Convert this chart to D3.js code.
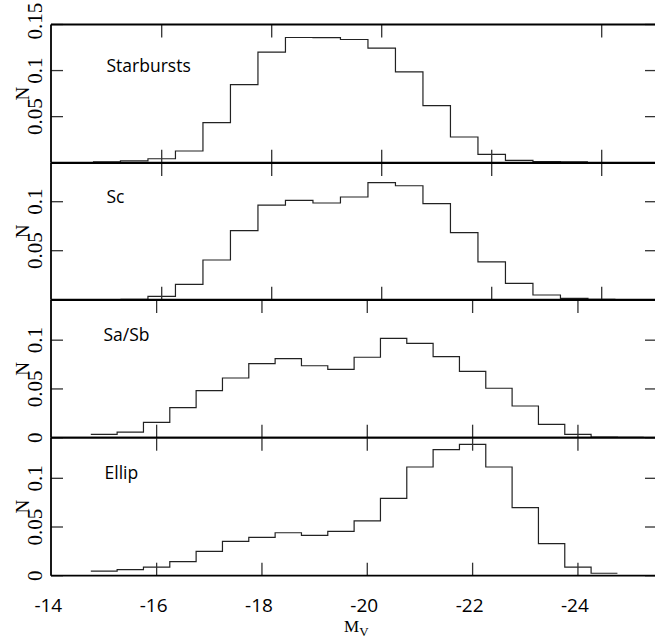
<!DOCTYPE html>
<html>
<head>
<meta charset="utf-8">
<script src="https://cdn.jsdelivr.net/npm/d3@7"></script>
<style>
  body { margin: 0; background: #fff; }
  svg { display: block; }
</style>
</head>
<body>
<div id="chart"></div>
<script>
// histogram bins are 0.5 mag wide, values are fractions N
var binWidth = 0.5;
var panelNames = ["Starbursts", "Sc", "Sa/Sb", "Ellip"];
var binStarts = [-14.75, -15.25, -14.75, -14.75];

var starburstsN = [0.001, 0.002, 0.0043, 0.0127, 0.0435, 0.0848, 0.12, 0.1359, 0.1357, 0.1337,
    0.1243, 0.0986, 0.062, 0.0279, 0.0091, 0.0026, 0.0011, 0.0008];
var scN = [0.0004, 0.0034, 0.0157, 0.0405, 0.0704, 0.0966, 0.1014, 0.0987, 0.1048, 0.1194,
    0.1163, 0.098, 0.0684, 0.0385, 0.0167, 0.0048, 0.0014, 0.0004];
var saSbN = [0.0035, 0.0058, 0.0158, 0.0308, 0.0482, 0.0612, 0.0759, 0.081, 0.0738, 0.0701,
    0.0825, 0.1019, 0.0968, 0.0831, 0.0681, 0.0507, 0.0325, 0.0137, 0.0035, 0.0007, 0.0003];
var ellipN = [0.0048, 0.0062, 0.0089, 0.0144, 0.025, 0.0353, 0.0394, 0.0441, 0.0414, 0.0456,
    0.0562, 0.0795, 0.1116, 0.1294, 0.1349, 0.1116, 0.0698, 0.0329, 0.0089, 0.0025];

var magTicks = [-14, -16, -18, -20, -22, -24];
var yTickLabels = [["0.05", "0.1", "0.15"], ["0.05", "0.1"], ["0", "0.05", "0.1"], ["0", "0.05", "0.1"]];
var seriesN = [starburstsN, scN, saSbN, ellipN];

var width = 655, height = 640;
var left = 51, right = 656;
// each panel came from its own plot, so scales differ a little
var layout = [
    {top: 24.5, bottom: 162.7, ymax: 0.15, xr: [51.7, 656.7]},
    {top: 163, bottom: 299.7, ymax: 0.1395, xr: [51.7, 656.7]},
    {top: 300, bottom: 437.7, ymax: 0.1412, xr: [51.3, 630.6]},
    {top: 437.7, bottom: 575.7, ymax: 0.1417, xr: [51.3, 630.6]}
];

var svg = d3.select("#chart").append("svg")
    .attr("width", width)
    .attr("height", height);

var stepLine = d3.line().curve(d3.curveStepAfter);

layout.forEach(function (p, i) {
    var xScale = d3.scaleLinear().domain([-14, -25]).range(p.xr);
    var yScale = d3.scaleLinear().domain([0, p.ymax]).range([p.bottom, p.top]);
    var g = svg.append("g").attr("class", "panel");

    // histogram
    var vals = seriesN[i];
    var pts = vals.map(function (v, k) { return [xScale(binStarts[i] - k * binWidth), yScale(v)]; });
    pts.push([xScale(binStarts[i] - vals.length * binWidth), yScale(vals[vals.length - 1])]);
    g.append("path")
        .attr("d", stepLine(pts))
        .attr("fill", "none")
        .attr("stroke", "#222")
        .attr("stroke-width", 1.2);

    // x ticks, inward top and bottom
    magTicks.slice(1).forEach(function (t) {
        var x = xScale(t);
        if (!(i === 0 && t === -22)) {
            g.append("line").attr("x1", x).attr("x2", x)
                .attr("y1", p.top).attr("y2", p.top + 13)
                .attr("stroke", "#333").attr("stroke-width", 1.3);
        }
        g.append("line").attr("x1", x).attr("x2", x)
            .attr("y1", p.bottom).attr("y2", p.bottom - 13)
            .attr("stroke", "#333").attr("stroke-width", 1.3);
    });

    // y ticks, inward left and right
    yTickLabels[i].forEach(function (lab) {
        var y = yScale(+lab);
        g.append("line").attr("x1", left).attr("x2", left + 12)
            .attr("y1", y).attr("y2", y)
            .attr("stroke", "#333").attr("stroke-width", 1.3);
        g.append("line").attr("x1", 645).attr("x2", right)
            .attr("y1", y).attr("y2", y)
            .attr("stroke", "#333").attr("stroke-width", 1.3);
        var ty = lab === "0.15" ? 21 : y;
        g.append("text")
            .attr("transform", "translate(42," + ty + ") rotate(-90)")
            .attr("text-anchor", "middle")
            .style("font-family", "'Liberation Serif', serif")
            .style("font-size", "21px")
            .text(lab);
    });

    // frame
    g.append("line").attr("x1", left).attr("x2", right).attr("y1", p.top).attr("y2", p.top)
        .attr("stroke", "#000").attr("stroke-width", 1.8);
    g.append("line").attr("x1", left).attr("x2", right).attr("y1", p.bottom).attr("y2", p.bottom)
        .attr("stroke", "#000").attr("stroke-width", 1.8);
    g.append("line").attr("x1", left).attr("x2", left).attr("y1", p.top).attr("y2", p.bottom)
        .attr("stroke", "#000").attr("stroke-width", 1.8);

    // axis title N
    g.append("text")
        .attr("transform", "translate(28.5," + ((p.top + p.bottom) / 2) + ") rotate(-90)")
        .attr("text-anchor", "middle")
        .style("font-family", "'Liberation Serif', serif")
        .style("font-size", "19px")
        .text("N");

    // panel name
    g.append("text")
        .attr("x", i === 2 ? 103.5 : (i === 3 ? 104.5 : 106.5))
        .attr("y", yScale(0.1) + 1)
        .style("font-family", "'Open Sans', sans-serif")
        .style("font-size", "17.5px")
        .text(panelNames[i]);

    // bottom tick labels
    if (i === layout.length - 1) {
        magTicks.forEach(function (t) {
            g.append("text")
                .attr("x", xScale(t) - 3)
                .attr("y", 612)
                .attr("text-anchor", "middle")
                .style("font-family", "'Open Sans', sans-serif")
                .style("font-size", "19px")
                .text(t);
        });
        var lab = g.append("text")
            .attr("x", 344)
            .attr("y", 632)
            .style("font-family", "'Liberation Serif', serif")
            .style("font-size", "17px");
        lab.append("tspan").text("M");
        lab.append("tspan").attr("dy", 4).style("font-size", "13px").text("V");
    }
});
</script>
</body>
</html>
* * *
## [What to produce]
Reproduce each line word for word and drop the pictures.

## [Task solution]
Convert this chart to D3.js code.
<!DOCTYPE html>
<html>
<head>
<meta charset="utf-8">
<script src="https://cdn.jsdelivr.net/npm/d3@7"></script>
<style>
  body { margin: 0; background: #fff; }
  svg { display: block; }
</style>
</head>
<body>
<div id="chart"></div>
<script>
// histogram bins are 0.5 mag wide, values are fractions N
var binWidth = 0.5;
var panelNames = ["Starbursts", "Sc", "Sa/Sb", "Ellip"];
var binStarts = [-14.75, -15.25, -14.75, -14.75];

var starburstsN = [0.001, 0.002, 0.0043, 0.0127, 0.0435, 0.0848, 0.12, 0.1359, 0.1357, 0.1337,
    0.1243, 0.0986, 0.062, 0.0279, 0.0091, 0.0026, 0.0011, 0.0008];
var scN = [0.0004, 0.0034, 0.0157, 0.0405, 0.0704, 0.0966, 0.1014, 0.0987, 0.1048, 0.1194,
    0.1163, 0.098, 0.0684, 0.0385, 0.0167, 0.0048, 0.0014, 0.0004];
var saSbN = [0.0035, 0.0058, 0.0158, 0.0308, 0.0482, 0.0612, 0.0759, 0.081, 0.0738, 0.0701,
    0.0825, 0.1019, 0.0968, 0.0831, 0.0681, 0.0507, 0.0325, 0.0137, 0.0035, 0.0007, 0.0003];
var ellipN = [0.0048, 0.0062, 0.0089, 0.0144, 0.025, 0.0353, 0.0394, 0.0441, 0.0414, 0.0456,
    0.0562, 0.0795, 0.1116, 0.1294, 0.1349, 0.1116, 0.0698, 0.0329, 0.0089, 0.0025];

var magTicks = [-14, -16, -18, -20, -22, -24];
var yTickLabels = [["0.05", "0.1", "0.15"], ["0.05", "0.1"], ["0", "0.05", "0.1"], ["0", "0.05", "0.1"]];
var seriesN = [starburstsN, scN, saSbN, ellipN];

var width = 655, height = 640;
var left = 51, right = 656;
// each panel came from its own plot, so scales differ a little
var layout = [
    {top: 24.5, bottom: 162.7, ymax: 0.15, xr: [51.7, 656.7]},
    {top: 163, bottom: 299.7, ymax: 0.1395, xr: [51.7, 656.7]},
    {top: 300, bottom: 437.7, ymax: 0.1412, xr: [51.3, 630.6]},
    {top: 437.7, bottom: 575.7, ymax: 0.1417, xr: [51.3, 630.6]}
];

var svg = d3.select("#chart").append("svg")
    .attr("width", width)
    .attr("height", height);

var stepLine = d3.line().curve(d3.curveStepAfter);

layout.forEach(function (p, i) {
    var xScale = d3.scaleLinear().domain([-14, -25]).range(p.xr);
    var yScale = d3.scaleLinear().domain([0, p.ymax]).range([p.bottom, p.top]);
    var g = svg.append("g").attr("class", "panel");

    // histogram
    var vals = seriesN[i];
    var pts = vals.map(function (v, k) { return [xScale(binStarts[i] - k * binWidth), yScale(v)]; });
    pts.push([xScale(binStarts[i] - vals.length * binWidth), yScale(vals[vals.length - 1])]);
    g.append("path")
        .attr("d", stepLine(pts))
        .attr("fill", "none")
        .attr("stroke", "#222")
        .attr("stroke-width", 1.2);

    // x ticks, inward top and bottom
    magTicks.slice(1).forEach(function (t) {
        var x = xScale(t);
        if (!(i === 0 && t === -22)) {
            g.append("line").attr("x1", x).attr("x2", x)
                .attr("y1", p.top).attr("y2", p.top + 13)
                .attr("stroke", "#333").attr("stroke-width", 1.3);
        }
        g.append("line").attr("x1", x).attr("x2", x)
            .attr("y1", p.bottom).attr("y2", p.bottom - 13)
            .attr("stroke", "#333").attr("stroke-width", 1.3);
    });

    // y ticks, inward left and right
    yTickLabels[i].forEach(function (lab) {
        var y = yScale(+lab);
        g.append("line").attr("x1", left).attr("x2", left + 12)
            .attr("y1", y).attr("y2", y)
            .attr("stroke", "#333").attr("stroke-width", 1.3);
        g.append("line").attr("x1", 645).attr("x2", right)
            .attr("y1", y).attr("y2", y)
            .attr("stroke", "#333").attr("stroke-width", 1.3);
        var ty = lab === "0.15" ? 21 : y;
        g.append("text")
            .attr("transform", "translate(42," + ty + ") rotate(-90)")
            .attr("text-anchor", "middle")
            .style("font-family", "'Liberation Serif', serif")
            .style("font-size", "21px")
            .text(lab);
    });

    // frame
    g.append("line").attr("x1", left).attr("x2", right).attr("y1", p.top).attr("y2", p.top)
        .attr("stroke", "#000").attr("stroke-width", 1.8);
    g.append("line").attr("x1", left).attr("x2", right).attr("y1", p.bottom).attr("y2", p.bottom)
        .attr("stroke", "#000").attr("stroke-width", 1.8);
    g.append("line").attr("x1", left).attr("x2", left).attr("y1", p.top).attr("y2", p.bottom)
        .attr("stroke", "#000").attr("stroke-width", 1.8);

    // axis title N
    g.append("text")
        .attr("transform", "translate(28.5," + ((p.top + p.bottom) / 2) + ") rotate(-90)")
        .attr("text-anchor", "middle")
        .style("font-family", "'Liberation Serif', serif")
        .style("font-size", "19px")
        .text("N");

    // panel name
    g.append("text")
        .attr("x", i === 2 ? 103.5 : (i === 3 ? 104.5 : 106.5))
        .attr("y", yScale(0.1) + 1)
        .style("font-family", "'Open Sans', sans-serif")
        .style("font-size", "17.5px")
        .text(panelNames[i]);

    // bottom tick labels
    if (i === layout.length - 1) {
        magTicks.forEach(function (t) {
            g.append("text")
                .attr("x", xScale(t) - 3)
                .attr("y", 612)
                .attr("text-anchor", "middle")
                .style("font-family", "'Open Sans', sans-serif")
                .style("font-size", "19px")
                .text(t);
        });
        var lab = g.append("text")
            .attr("x", 344)
            .attr("y", 632)
            .style("font-family", "'Liberation Serif', serif")
            .style("font-size", "17px");
        lab.append("tspan").text("M");
        lab.append("tspan").attr("dy", 4).style("font-size", "13px").text("V");
    }
});
</script>
</body>
</html>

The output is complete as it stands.